Вывод напрашивался: Николая II расстреляли вместе со всей семьей
В этом смысле кинематограф (и зарубежный, и отечественный) как ничто и никто другой десятилетиями работал на «цареубийственную» идею, посредством смачного изображения «распутинщины», конечно. Так, британская картина режиссера Дона Шарпа «Распутин. Сумасшедший монах» (1966) [93] показывает героя (Кристофер Ли) карикатурно диким и необузданным. Наложением рук на лицо умирающей женщины чудесным образом вылечил ее и тут же нагло соблазнил ее молоденькую дочь, а потом зверски избил ее сына, пытавшегося предотвратить насилие над девочкой. «Мастер зла» ощущает в себе темную бесовскую силу, манипулирует людьми, беспрерывно напивается, разнузданно пляшет и творит множество безобразий в публичных местах.

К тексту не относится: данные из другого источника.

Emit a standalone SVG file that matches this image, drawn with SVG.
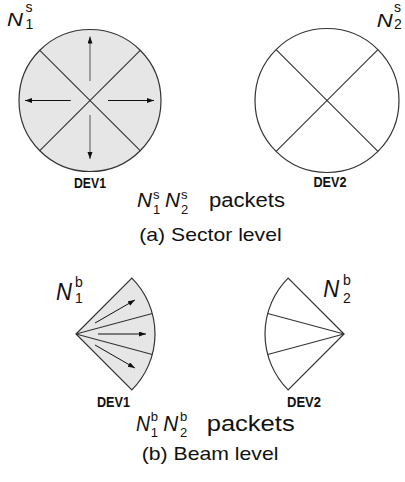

При помощи гипнотических способностей этот канонический злодей, слуга дьявола, пробивается в царский дворец, плетет тайные интриги с фрейлиной императрицы княгиней Соней, а когда та надоела ему, велит женщине убить себя (и та вскрывает себе вены). Смог исцелить цесаревича Алексея от простуды (а не от гемофилии), приобрел исключительное влияние при дворе и далее – по стереотипной схеме: фильм ужасов с придуманными сценами убийства.
Замечу, что воспоминания князя Юсупова, а к моменту выхода британской картины были опубликованы уже и двухтомные мемуары (1953), здесь тоже не понадобились. Меж тем князь уведомлял: «О своей собственной жизни говорю искренне, повествую о грустных и радостных днях, ни о чем не умалчивая. О политике я предпочел бы не говорить, но жил я во времена беспокойные и, хоть и рассказывал уже о драматических событиях, в которых оказался замешан („Конец Распутина“), не могу и здесь обойти молчанием собственную роль в них» [94].
Феликс Юсупов, глядя на свой портрет работы Валентина Серова, писал:
«Отрок на портрете предо мной был горд, тщеславен и бессердечен… И так мерзок я стал самому себе, что чуть было с собой не покончил!» [95] Изнеженная, застывшая красота шестнадцатилетнего юноши многим напоминала образ Дориана Грея, уже вкусившего низменных страстей. Французский посол в России Жорж Морис Палеолог так высказывался о молодом Юсупове: «Князь Феликс Юсупов, двадцати девяти лет, одарен живым умом и эстетическими наклонностями, но его дилетантизм слишком увлекается нездоровыми фантазиями, литературными образами порока и смерти; боюсь, что он в убийстве Распутина видел прежде всего сценарий, достойный его любимого автора Оскара Уайльда. Во всяком случае, своими инстинктами, лицом, манерами он походит скорее на героя „Дориана Грея“, чем на Брута или Лорензаччо» [96].
Ф. Ф. Юсупов (младший), работа В. А. Серова, Русский Музей, 1903 год
Итак, что это было: вольный сценарий или исторический документ? Литературная фантазия или честная дань памяти? Художественный вымысел или правдивая реконструкция? Где граница?